Set the data down again, exactly as it reads, but without the pictures.
* * * * * * * * *
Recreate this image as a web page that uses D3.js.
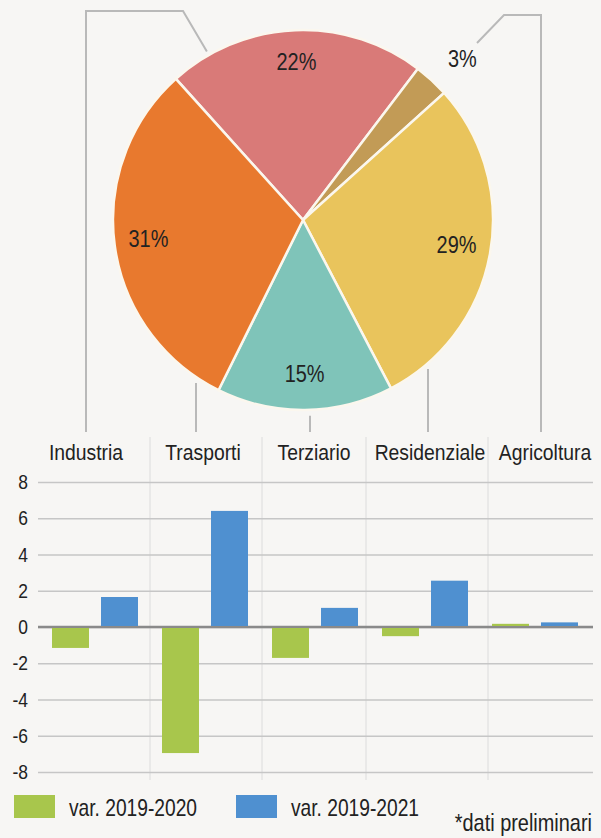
<!DOCTYPE html>
<html>
<head>
<meta charset="utf-8">
<script src="https://cdn.jsdelivr.net/npm/d3@7"></script>
<style>
  html, body { margin: 0; padding: 0; background: #f7f6f4; }
  svg text { font-family: "Liberation Sans", Arial, sans-serif; fill: #222; }
</style>
</head>
<body>
<div id="chart"></div>
<script>
// dati
const categories = ['Industria', 'Trasporti', 'Terziario', 'Residenziale', 'Agricoltura']
const shares = [22, 31, 15, 29, 3]
const var2020 = [-1.1, -6.9, -1.65, -0.45, 0.12]
const var2021 = [1.6, 6.35, 1.0, 2.5, 0.2]
const pieOrder = ['Industria', 'Agricoltura', 'Residenziale', 'Terziario', 'Trasporti']
const yTicks = [-8, -6, -4, -2, 0, 2, 4, 6, 8]
const seriesNames = ['var. 2019-2020', 'var. 2019-2021']
const footnote = '*dati preliminari'

const sliceColors = {
  Industria: '#d97a78',
  Trasporti: '#e8792e',
  Terziario: '#7fc4b9',
  Residenziale: '#e9c45c',
  Agricoltura: '#c29b56'
}
const seriesColors = ['#a8c64c', '#4f90d0']

const width = 601
const height = 838
const cx = 303
const cy = 220
const radius = 190
const narrow = 0.83   // il font originale e' condensato
const labelY = 460
const labelX = [86, 203, 314, 430, 545]
const connectorX = [86, 196, 310, 428, 541]
const separators = [150, 262, 366, 488]

const svg = d3.select('#chart')
  .append('svg')
  .attr('width', width)
  .attr('height', height)

// testo condensato: translate + scala orizzontale
const place = (x, y, k = narrow) => `translate(${x}, ${y}) scale(${k}, 1)`

// ---- torta ----
const toRad = a => a * Math.PI / 180
const toDeg = a => a * 180 / Math.PI
const polar = (deg, r) => [cx + r * Math.sin(toRad(deg)), cy - r * Math.cos(toRad(deg))]

const pieData = pieOrder.map(c => ({ name: c, value: shares[categories.indexOf(c)] }))
const pie = d3.pie()
  .sort(null)
  .value(d => d.value)
  .startAngle(toRad(-42))
  .endAngle(toRad(318))
const arcs = pie(pieData)
const arc = d3.arc().innerRadius(0).outerRadius(radius)

// linee di collegamento
const connectors = categories.map((c, i) => {
  const x = connectorX[i]
  if (c === 'Industria') return [[x, 432], [x, 11], [183, 11], polar(-29.7, radius + 4)]
  if (c === 'Agricoltura') return [[x, 432], [x, 15], [504, 15], [477, 43]]
  const edge = cy + Math.sqrt(radius * radius - (x - cx) * (x - cx))
  return [[x, 432], [x, edge + 6]]
})
svg.append('g')
  .selectAll('path')
  .data(connectors)
  .join('path')
  .attr('d', d3.line())
  .attr('fill', 'none')
  .attr('stroke', '#b9b9b9')
  .attr('stroke-width', 2)

svg.append('g')
  .attr('transform', `translate(${cx}, ${cy})`)
  .selectAll('path')
  .data(arcs)
  .join('path')
  .attr('d', arc)
  .attr('fill', d => sliceColors[d.data.name])
  .attr('stroke', '#fbf7ee')
  .attr('stroke-width', 2.5)

svg.append('g')
  .selectAll('text')
  .data(arcs)
  .join('text')
  .attr('transform', d => {
    const mid = toDeg((d.startAngle + d.endAngle) / 2)
    const p = d.data.value < 5 ? polar(mid + 2.5, 225) : polar(mid, 156)
    return place(p[0], p[1] - 3)
  })
  .attr('text-anchor', 'middle')
  .attr('dy', '0.36em')
  .style('font-size', '24px')
  .text(d => d.data.value + '%')

// ---- etichette categorie ----
svg.append('g')
  .selectAll('text')
  .data(categories)
  .join('text')
  .attr('transform', (d, i) => place(labelX[i], labelY, 0.86))
  .attr('text-anchor', 'middle')
  .style('font-size', '22.5px')
  .text(d => d)

// ---- barre ----
const x = d3.scaleBand().domain(categories).range([40, 590])
const xs = d3.scaleBand().domain([0, 1]).range([0, x.bandwidth()]).padding(0.245)
const y = d3.scaleLinear().domain([-8, 8]).range([772, 482])

svg.append('g')
  .selectAll('line')
  .data(separators)
  .join('line')
  .attr('x1', d => d).attr('x2', d => d)
  .attr('y1', 437).attr('y2', 780)
  .attr('stroke', '#dcdcdc')
  .attr('stroke-width', 1)

const yAxis = d3.axisLeft(y)
  .tickValues(yTicks)
  .tickFormat(d => String(d))
  .tickSize(-555)
  .tickPadding(12)
const gAxis = svg.append('g')
  .attr('transform', 'translate(38, 0)')
  .call(yAxis)
gAxis.select('.domain').remove()
gAxis.selectAll('.tick line')
  .attr('stroke', '#c6c6c6')
  .attr('stroke-width', 1.6)
gAxis.selectAll('.tick text')
  .attr('fill', '#222')
  .attr('transform', `scale(${narrow}, 1)`)
  .style('font-family', '"Liberation Sans", Arial, sans-serif')
  .style('font-size', '21px')

// linea dello zero
svg.append('line')
  .attr('x1', 38).attr('x2', 593)
  .attr('y1', y(0)).attr('y2', y(0))
  .attr('stroke', '#8a8a8a')
  .attr('stroke-width', 2.5)

const series = [var2020, var2021]
const gBars = svg.append('g')
series.forEach((vals, s) => {
  gBars.append('g')
    .selectAll('rect')
    .data(vals)
    .join('rect')
    .attr('x', (d, i) => x(categories[i]) + xs(s))
    .attr('width', xs.bandwidth())
    .attr('y', d => y(Math.max(0, d)) - (d > 0 ? 1 : -1))
    .attr('height', d => Math.abs(y(d) - y(0)))
    .attr('fill', seriesColors[s])
})

// ---- legenda ----
const legendX = [14, 236]
const gLegend = svg.append('g')
seriesNames.forEach((name, i) => {
  gLegend.append('rect')
    .attr('x', legendX[i]).attr('y', 795)
    .attr('width', 41).attr('height', 23)
    .attr('fill', seriesColors[i])
  gLegend.append('text')
    .attr('transform', place(legendX[i] + 55, 816, 0.8))
    .style('font-size', '24px')
    .text(name)
})

svg.append('text')
  .attr('transform', place(592, 831))
  .attr('text-anchor', 'end')
  .style('font-size', '24px')
  .text(footnote)
</script>
</body>
</html>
* * * * * * * * *
__Answer for the task__
Recreate this image as a web page that uses D3.js.
<!DOCTYPE html>
<html>
<head>
<meta charset="utf-8">
<script src="https://cdn.jsdelivr.net/npm/d3@7"></script>
<style>
  html, body { margin: 0; padding: 0; background: #f7f6f4; }
  svg text { font-family: "Liberation Sans", Arial, sans-serif; fill: #222; }
</style>
</head>
<body>
<div id="chart"></div>
<script>
// dati
const categories = ['Industria', 'Trasporti', 'Terziario', 'Residenziale', 'Agricoltura']
const shares = [22, 31, 15, 29, 3]
const var2020 = [-1.1, -6.9, -1.65, -0.45, 0.12]
const var2021 = [1.6, 6.35, 1.0, 2.5, 0.2]
const pieOrder = ['Industria', 'Agricoltura', 'Residenziale', 'Terziario', 'Trasporti']
const yTicks = [-8, -6, -4, -2, 0, 2, 4, 6, 8]
const seriesNames = ['var. 2019-2020', 'var. 2019-2021']
const footnote = '*dati preliminari'

const sliceColors = {
  Industria: '#d97a78',
  Trasporti: '#e8792e',
  Terziario: '#7fc4b9',
  Residenziale: '#e9c45c',
  Agricoltura: '#c29b56'
}
const seriesColors = ['#a8c64c', '#4f90d0']

const width = 601
const height = 838
const cx = 303
const cy = 220
const radius = 190
const narrow = 0.83   // il font originale e' condensato
const labelY = 460
const labelX = [86, 203, 314, 430, 545]
const connectorX = [86, 196, 310, 428, 541]
const separators = [150, 262, 366, 488]

const svg = d3.select('#chart')
  .append('svg')
  .attr('width', width)
  .attr('height', height)

// testo condensato: translate + scala orizzontale
const place = (x, y, k = narrow) => `translate(${x}, ${y}) scale(${k}, 1)`

// ---- torta ----
const toRad = a => a * Math.PI / 180
const toDeg = a => a * 180 / Math.PI
const polar = (deg, r) => [cx + r * Math.sin(toRad(deg)), cy - r * Math.cos(toRad(deg))]

const pieData = pieOrder.map(c => ({ name: c, value: shares[categories.indexOf(c)] }))
const pie = d3.pie()
  .sort(null)
  .value(d => d.value)
  .startAngle(toRad(-42))
  .endAngle(toRad(318))
const arcs = pie(pieData)
const arc = d3.arc().innerRadius(0).outerRadius(radius)

// linee di collegamento
const connectors = categories.map((c, i) => {
  const x = connectorX[i]
  if (c === 'Industria') return [[x, 432], [x, 11], [183, 11], polar(-29.7, radius + 4)]
  if (c === 'Agricoltura') return [[x, 432], [x, 15], [504, 15], [477, 43]]
  const edge = cy + Math.sqrt(radius * radius - (x - cx) * (x - cx))
  return [[x, 432], [x, edge + 6]]
})
svg.append('g')
  .selectAll('path')
  .data(connectors)
  .join('path')
  .attr('d', d3.line())
  .attr('fill', 'none')
  .attr('stroke', '#b9b9b9')
  .attr('stroke-width', 2)

svg.append('g')
  .attr('transform', `translate(${cx}, ${cy})`)
  .selectAll('path')
  .data(arcs)
  .join('path')
  .attr('d', arc)
  .attr('fill', d => sliceColors[d.data.name])
  .attr('stroke', '#fbf7ee')
  .attr('stroke-width', 2.5)

svg.append('g')
  .selectAll('text')
  .data(arcs)
  .join('text')
  .attr('transform', d => {
    const mid = toDeg((d.startAngle + d.endAngle) / 2)
    const p = d.data.value < 5 ? polar(mid + 2.5, 225) : polar(mid, 156)
    return place(p[0], p[1] - 3)
  })
  .attr('text-anchor', 'middle')
  .attr('dy', '0.36em')
  .style('font-size', '24px')
  .text(d => d.data.value + '%')

// ---- etichette categorie ----
svg.append('g')
  .selectAll('text')
  .data(categories)
  .join('text')
  .attr('transform', (d, i) => place(labelX[i], labelY, 0.86))
  .attr('text-anchor', 'middle')
  .style('font-size', '22.5px')
  .text(d => d)

// ---- barre ----
const x = d3.scaleBand().domain(categories).range([40, 590])
const xs = d3.scaleBand().domain([0, 1]).range([0, x.bandwidth()]).padding(0.245)
const y = d3.scaleLinear().domain([-8, 8]).range([772, 482])

svg.append('g')
  .selectAll('line')
  .data(separators)
  .join('line')
  .attr('x1', d => d).attr('x2', d => d)
  .attr('y1', 437).attr('y2', 780)
  .attr('stroke', '#dcdcdc')
  .attr('stroke-width', 1)

const yAxis = d3.axisLeft(y)
  .tickValues(yTicks)
  .tickFormat(d => String(d))
  .tickSize(-555)
  .tickPadding(12)
const gAxis = svg.append('g')
  .attr('transform', 'translate(38, 0)')
  .call(yAxis)
gAxis.select('.domain').remove()
gAxis.selectAll('.tick line')
  .attr('stroke', '#c6c6c6')
  .attr('stroke-width', 1.6)
gAxis.selectAll('.tick text')
  .attr('fill', '#222')
  .attr('transform', `scale(${narrow}, 1)`)
  .style('font-family', '"Liberation Sans", Arial, sans-serif')
  .style('font-size', '21px')

// linea dello zero
svg.append('line')
  .attr('x1', 38).attr('x2', 593)
  .attr('y1', y(0)).attr('y2', y(0))
  .attr('stroke', '#8a8a8a')
  .attr('stroke-width', 2.5)

const series = [var2020, var2021]
const gBars = svg.append('g')
series.forEach((vals, s) => {
  gBars.append('g')
    .selectAll('rect')
    .data(vals)
    .join('rect')
    .attr('x', (d, i) => x(categories[i]) + xs(s))
    .attr('width', xs.bandwidth())
    .attr('y', d => y(Math.max(0, d)) - (d > 0 ? 1 : -1))
    .attr('height', d => Math.abs(y(d) - y(0)))
    .attr('fill', seriesColors[s])
})

// ---- legenda ----
const legendX = [14, 236]
const gLegend = svg.append('g')
seriesNames.forEach((name, i) => {
  gLegend.append('rect')
    .attr('x', legendX[i]).attr('y', 795)
    .attr('width', 41).attr('height', 23)
    .attr('fill', seriesColors[i])
  gLegend.append('text')
    .attr('transform', place(legendX[i] + 55, 816, 0.8))
    .style('font-size', '24px')
    .text(name)
})

svg.append('text')
  .attr('transform', place(592, 831))
  .attr('text-anchor', 'end')
  .style('font-size', '24px')
  .text(footnote)
</script>
</body>
</html>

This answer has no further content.